Jakuschenkos Soldatenleben währte anscheinend nur kurz: Offenbar geriet er bereits nach wenigen Tagen in ukrainische Gefangenschaft. Dort sei er auch gezwungen worden, mit Journalisten zu sprechen. Dabei erwähnte er unter anderem, dass die Krim irgendwann an die Ukraine zurückgehen würde. In Russland gilt so eine Aussage fast als Landesverrat. "Ich habe gesagt, was sie hören wollten. Um am Leben zu bleiben", wie er nun Kots sagte. Auf welche Weise er nach Russland zurückgekehrt ist, ist unklar, womöglich über einen Gefangenenaustausch.

Im zweiten Video, das ebenfalls seit Montag kursiert, sagt Jakuschenko: "Bei Wagner hat jeder das Recht, seine Fehler zu korrigieren". Und: "Vor meiner Rückkehr aus der Gefangenschaft habe ich wertvolle Informationen erhalten, die viele Menschenleben gerettet haben. Deshalb ist mir vergeben worden, wofür ich sehr dankbar bin." Wo und wann dieses Video aufgezeichnet wurde, ist unklar.
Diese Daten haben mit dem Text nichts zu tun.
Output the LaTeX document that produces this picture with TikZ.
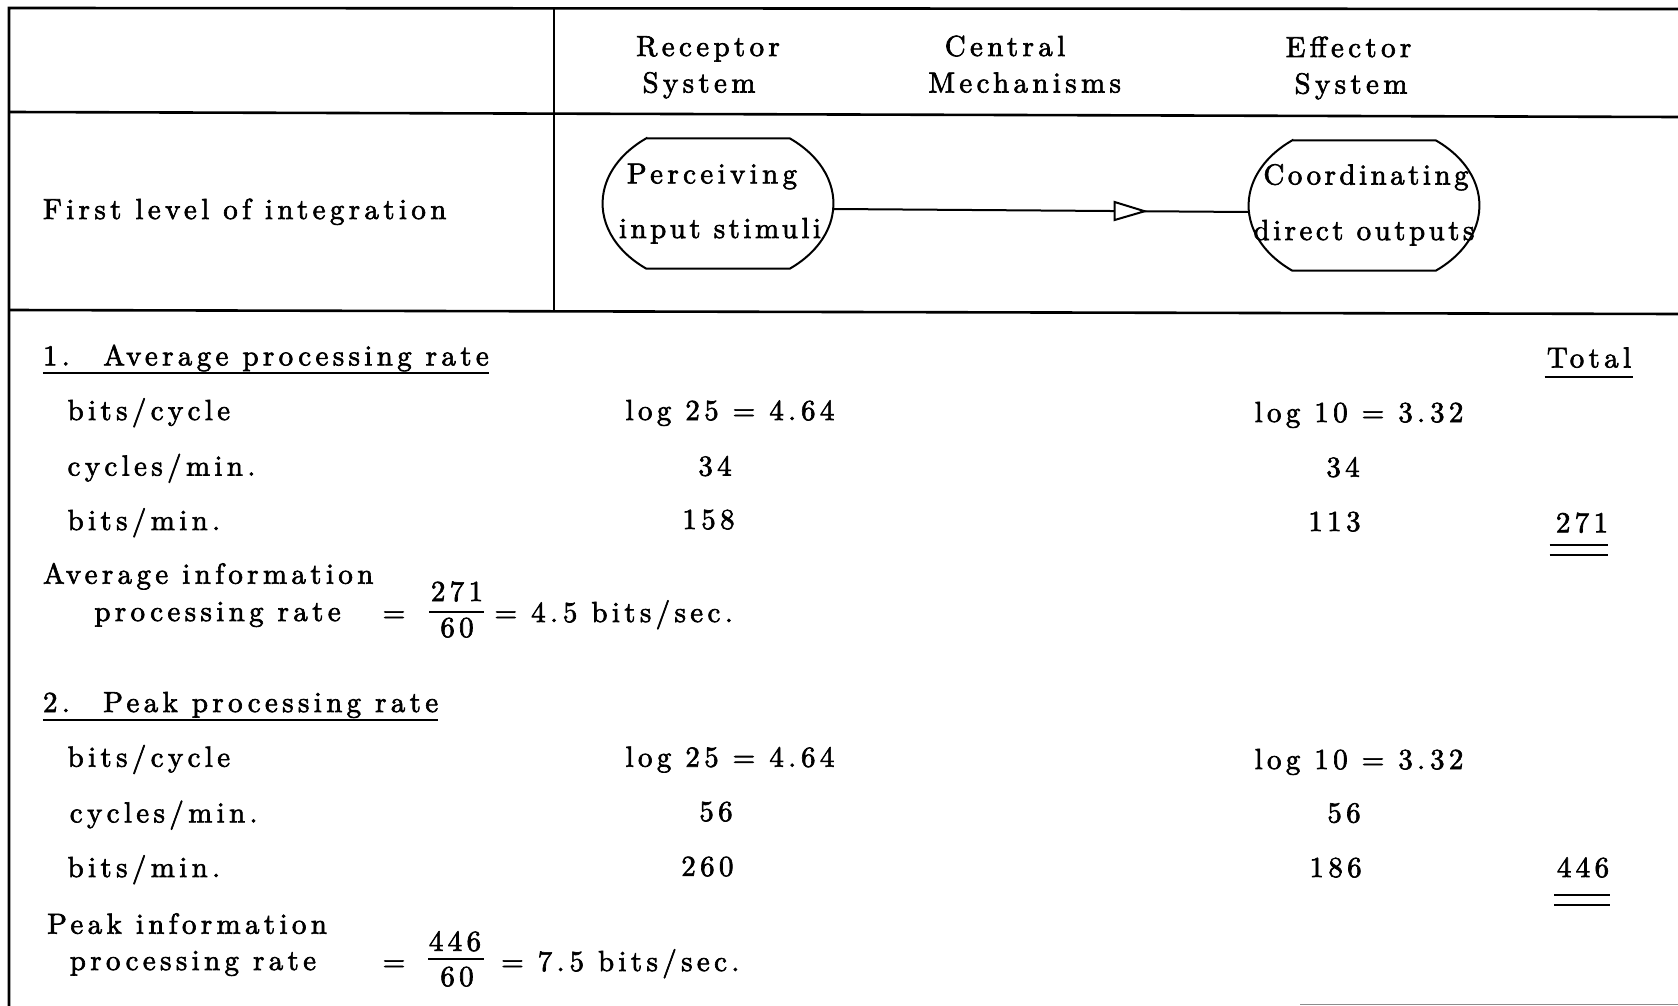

Prigoschin zitiert alte Sowjetfilme

Die Reporterin Ksenia Sobchak hat bei Wagner-Chef Prigoschin wegen der Videos nachfragt und eine eher blumige Antwort erhalten: "Ksenia, sieh nicht alles so düster, die Kinder haben Spaß", schrieb er via Telegram und ergänzte seine Antwort noch mit Anspielungen auf zwei Kriegsfilme aus Sowjetzeiten. Der Prigoschin-Eintrag endet mit dem Satz: "Denk dran, das Gute wird immer über das Böse triumphieren." Ob diese Geschichte schon in Gänze zu Ende erzählt ist, muss ich erst noch zeigen.